The first 911 call you hear the rage and insanity, the second call is well, tragic.
Subject: Man who called 911 to promise murder gets life in prison
A man who called 911 and promised he was going to kill someone will spend the rest of his life in prison without the possibility of parole. Webber Douglas Gilmer, 55, received the sentence in Platte County Circuit Court December 4 following his conviction in an October jury trial for first degree murder.
Platte County Prosecutor Eric Zahnd said, “This defendant gunned down an innocent young man over a $400 rent dispute. Before shooting Brian Harrell four times in cold blood, he called police and promised to commit the crime. That’s called premeditated murder, and it’s just and fair that the defendant will die in prison.”
Circuit Judge Owens Lee Hull, Jr. heard tearful testimony from Brian Harrell’s wife, parents and brother prior to handing down the life sentence. Hull also sentenced Gilmer to 75 years in prison for armed criminal action to be served consecutively to the life sentence.
Gilmer was convicted October 10 after a week-long trial in which jurors heard several 911 calls before, during, and immediately after the murder.
The first call to 911 came from Gilmer, who told police he was “getting ready to commit a crime.” Gilmer then promised he was “getting ready to kill someone” and identified Brian Harrell as the victim.
Zahnd said that 38 seconds after hanging up on police, Gilmer shot Harrell three times in the chest while Harrell was calling 911 for assistance. Harrell’s 911 call captured the sound of the gunshots followed by Harrell screaming, “He shot me.”
Harrell’s wife then came to Harrell’s aid but was unsuccessful in saving his life. A little over a minute after Harrell is shot the first time, she says to Gilmer, “he’s dead.” Gilmer can be heard responding, “I don’t give a [expletive].” At the same time, Gilmer shot Harrell another time.
Harrell’s wife and brother told jurors they were attempting to remove personal property from the apartment, where Gilmer was the landlord. Gilmer had changed the locks and refused to let them into the apartment.
Kansas City Police officers responded earlier and repeatedly told Gilmer he could not lock the Harrells out of the apartment, but Gilmer still refused to let them into to the apartment. Gilmer claimed $400 in rent was due, but Harrell’s wife testified all rent had been paid.
The Harrells returned to the apartment later in the day, and Brian Harrell forced the door open. Gilmer then called police prior to shooting Harrell.

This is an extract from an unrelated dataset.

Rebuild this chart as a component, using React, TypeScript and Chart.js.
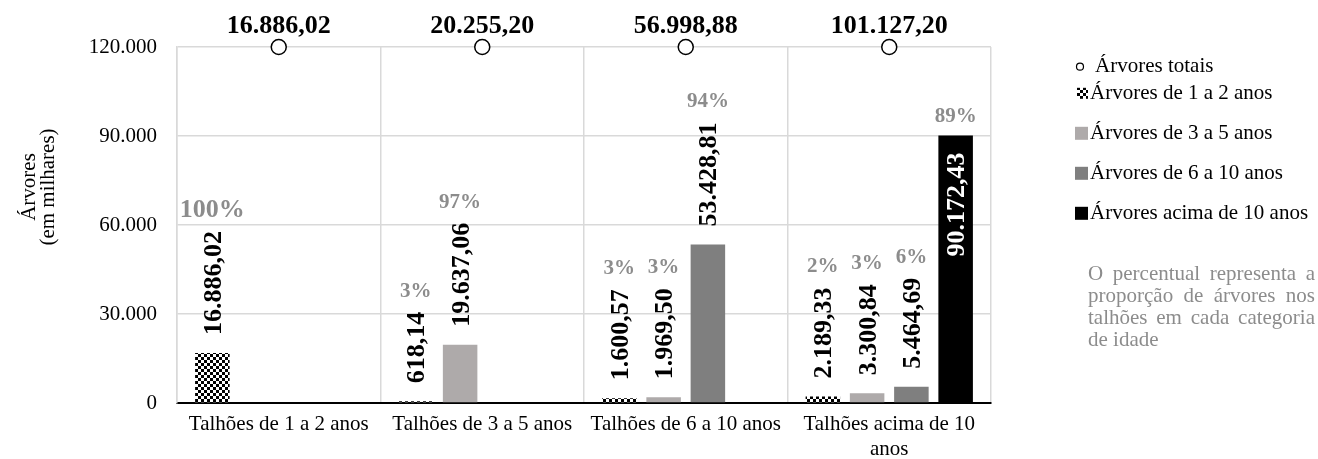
import React, { useEffect, useRef } from "react";
import { Chart, registerables } from "chart.js";

Chart.register(...registerables);

// ---------- data ----------
const categories = [
  ["Talhões de 1 a 2 anos"],
  ["Talhões de 3 a 5 anos"],
  ["Talhões de 6 a 10 anos"],
  ["Talhões acima de 10", "anos"],
];
const totalsName = "Árvores totais";
const seriesNames = [
  "Árvores de 1 a 2 anos",
  "Árvores de 3 a 5 anos",
  "Árvores de 6 a 10 anos",
  "Árvores acima de 10 anos",
];
const trees1to2 = [16886.02, 618.14, 1600.57, 2189.33];
const trees3to5 = [null, 19637.06, 1969.5, 3300.84];
const trees6to10 = [null, null, 53428.81, 5464.69];
const treesOver10 = [null, null, null, 90172.43];
const totals = [16886.02, 20255.2, 56998.88, 101127.2];
const totalMarkerLevel = [120000, 120000, 120000, 120000];
const pct1to2 = ["100%", "3%", "3%", "2%"];
const pct3to5 = [null, "97%", "3%", "3%"];
const pct6to10 = [null, null, "94%", "6%"];
const pctOver10 = [null, null, null, "89%"];
const yMin = 0;
const yMax = 120000;
const yStep = 30000;
const axisTitle = ["Árvores", "(em milhares)"];
const noteLines = [
  "O percentual representa a",
  "proporção de árvores nos",
  "talhões em cada categoria",
  "de idade",
];

// ---------- styles ----------
const FONT = "'Liberation Serif', 'Times New Roman', serif";
const GRID = "#d9d9d9";
const PCT_COLOR = "#8c8c8c";
const barColors = ["pattern", "#aeaaaa", "#7f7f7f", "#000000"];

const fmt = (v: number, d: number) => {
  const [i, f] = v.toFixed(d).split(".");
  const ii = i.replace(/\B(?=(\d{3})+(?!\d))/g, ".");
  return f ? ii + "," + f : ii;
};

function makeChecker(ctx: CanvasRenderingContext2D) {
  const c = document.createElement("canvas");
  c.width = 6;
  c.height = 6;
  const g = c.getContext("2d")!;
  g.fillStyle = "#fff";
  g.fillRect(0, 0, 6, 6);
  g.fillStyle = "#000";
  g.fillRect(0, 0, 3, 3);
  g.fillRect(3, 3, 3, 3);
  return ctx.createPattern(c, "repeat")!;
}

export default function App() {
  const ref = useRef<HTMLCanvasElement | null>(null);

  useEffect(() => {
    document.body.style.margin = "0";
    const canvas = ref.current!;
    const ctx0 = canvas.getContext("2d")!;
    const checker = makeChecker(ctx0);
    const fills = barColors.map((c) => (c === "pattern" ? checker : c));
    const barSeries = [trees1to2, trees3to5, trees6to10, treesOver10];
    const pctSeries = [pct1to2, pct3to5, pct6to10, pctOver10];

    const labelPlugin = {
      id: "customLabels",
      afterDatasetsDraw(chart: any) {
        const ctx: CanvasRenderingContext2D = chart.ctx;
        const area = chart.chartArea;
        ctx.save();
        // totals above circles
        const m0 = chart.getDatasetMeta(0);
        ctx.font = `bold 26px ${FONT}`;
        ctx.fillStyle = "#000";
        ctx.textAlign = "center";
        ctx.textBaseline = "alphabetic";
        m0.data.forEach((pt: any, i: number) => {
          ctx.fillText(fmt(totals[i], 2), pt.x, pt.y - 14);
        });
        // bar value labels + percentages
        barSeries.forEach((series, d) => {
          const meta = chart.getDatasetMeta(d + 1);
          meta.data.forEach((bar: any, i: number) => {
            const v = series[i];
            if (v == null) return;
            const text = fmt(v, 2);
            ctx.font = `bold 26px ${FONT}`;
            const w = ctx.measureText(text).width;
            const inside = bar.y - 18 - w < area.top;
            let pctY: number;
            ctx.save();
            if (!inside) {
              const start = bar.y - 18;
              ctx.translate(bar.x, start);
              ctx.rotate(-Math.PI / 2);
              ctx.textAlign = "left";
              ctx.fillStyle = "#000";
              ctx.fillText(text, 0, 8.5);
              pctY = start - w - 22;
            } else {
              const end = bar.y + 17;
              ctx.translate(bar.x, end);
              ctx.rotate(-Math.PI / 2);
              ctx.textAlign = "right";
              ctx.fillStyle = "#fff";
              ctx.fillText(text, 0, 8.5);
              pctY = bar.y - 20;
            }
            ctx.restore();
            const p = pctSeries[d][i];
            if (p) {
              const size = p === "100%" ? 26 : 21;
              ctx.font = `bold ${size}px ${FONT}`;
              ctx.fillStyle = PCT_COLOR;
              ctx.textAlign = "center";
              ctx.textBaseline = "alphabetic";
              ctx.fillText(p, bar.x, pctY + size * 0.33);
            }
          });
        });
        ctx.restore();
      },
      afterDraw(chart: any) {
        const ctx: CanvasRenderingContext2D = chart.ctx;
        ctx.save();
        // y axis title
        ctx.font = `21px ${FONT}`;
        ctx.fillStyle = "#000";
        ctx.textAlign = "center";
        ctx.textBaseline = "middle";
        axisTitle.forEach((t, k) => {
          ctx.save();
          ctx.translate(29 + k * 19, 187);
          ctx.rotate(-Math.PI / 2);
          ctx.fillText(t, 0, 0);
          ctx.restore();
        });
        // legend
        const legendY = [66.7, 93.3, 133.3, 173.3, 213.3];
        ctx.textAlign = "left";
        ctx.textBaseline = "middle";
        ctx.font = `21px ${FONT}`;
        ctx.beginPath();
        ctx.arc(1080, legendY[0], 3.5, 0, Math.PI * 2);
        ctx.fillStyle = "#fff";
        ctx.fill();
        ctx.lineWidth = 1.2;
        ctx.strokeStyle = "#000";
        ctx.stroke();
        ctx.fillStyle = "#000";
        ctx.fillText(totalsName, 1095, legendY[0]);
        seriesNames.forEach((n, k) => {
          const y = legendY[k + 1];
          const sz = k === 0 ? 11 : 13;
          ctx.fillStyle = fills[k] as any;
          ctx.fillRect(1088 - sz, y - sz / 2, sz, sz);
          ctx.fillStyle = "#000";
          ctx.fillText(n, 1090, y);
        });
        // note (justified)
        const left = 1088;
        const right = 1315;
        ctx.fillStyle = PCT_COLOR;
        ctx.textBaseline = "alphabetic";
        noteLines.forEach((line, k) => {
          const y = 280 + k * 22;
          const words = line.split(" ");
          if (k === noteLines.length - 1 || words.length < 2) {
            ctx.fillText(line, left, y);
            return;
          }
          const ww = words.map((w) => ctx.measureText(w).width);
          const total = ww.reduce((a, b) => a + b, 0);
          const gap = (right - left - total) / (words.length - 1);
          let x = left;
          words.forEach((w, j) => {
            ctx.fillText(w, x, y);
            x += ww[j] + gap;
          });
        });
        ctx.restore();
      },
    };

    const barDs = barSeries.map((s, k) => ({
      type: "bar" as const,
      label: seriesNames[k],
      data: s,
      backgroundColor: fills[k],
      borderWidth: 0,
      categoryPercentage: 0.87,
      barPercentage: 0.78,
      order: 2,
    }));

    const chart = new Chart(canvas, {
      type: "bar",
      data: {
        labels: categories as any,
        datasets: [
          {
            type: "line",
            label: totalsName,
            data: totalMarkerLevel,
            showLine: false,
            pointRadius: 7.5,
            pointBackgroundColor: "#fff",
            pointBorderColor: "#000",
            pointBorderWidth: 1.5,
            clip: false as any,
            order: 0,
          } as any,
          ...(barDs as any),
        ],
      },
      options: {
        responsive: false,
        animation: false,
        layout: { padding: { left: 0, top: 47, right: 327, bottom: 0 } },
        plugins: { legend: { display: false }, tooltip: { enabled: false } },
        scales: {
          x: {
            grid: { color: GRID, lineWidth: 1.5, drawTicks: false, offset: true },
            border: { color: "#000", width: 2 },
            ticks: {
              font: { family: FONT, size: 21 },
              color: "#000",
              padding: 9,
              maxRotation: 0,
              autoSkip: false,
            },
            afterFit(s: any) {
              s.height = 56;
            },
          },
          y: {
            min: yMin,
            max: yMax,
            ticks: {
              stepSize: yStep,
              callback: (v: any) => fmt(Number(v), 0),
              font: { family: FONT, size: 21 },
              color: "#000",
              padding: 20,
            },
            grid: { color: GRID, lineWidth: 1.5, drawTicks: false },
            border: { color: GRID, width: 1.5 },
            afterFit(s: any) {
              s.width = 177;
            },
          },
        },
      },
      plugins: [labelPlugin],
    });
    return () => chart.destroy();
  }, []);

  return (
    <div style={{ position: "absolute", left: 0, top: 0, width: 1318, height: 459 }}>
      <canvas ref={ref} width={1318} height={459} />
    </div>
  );
}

Kansas City police arrested Gilmer at the scene. They later found a gun in Gilmer’s garage with his fingerprint on the weapon’s magazine. Shell casing found at the scene also matched the gun.
Zahnd said, “This defendant tried to portray himself in court as an upstanding citizen, citing his volunteer work and teaching job with the Kansas City, Missouri school district. But jurors saw the truth: the defendant is a heartless, evil man who committed the premeditated murder of a father of two young children over a simple rent dispute.”
The case was investigated by the Kansas City Police Department with assistance from the Platte County Sheriff's Department. Zahnd and assistant prosecutors Mark Gibson and Jaclyn Taylor handled the jury trial.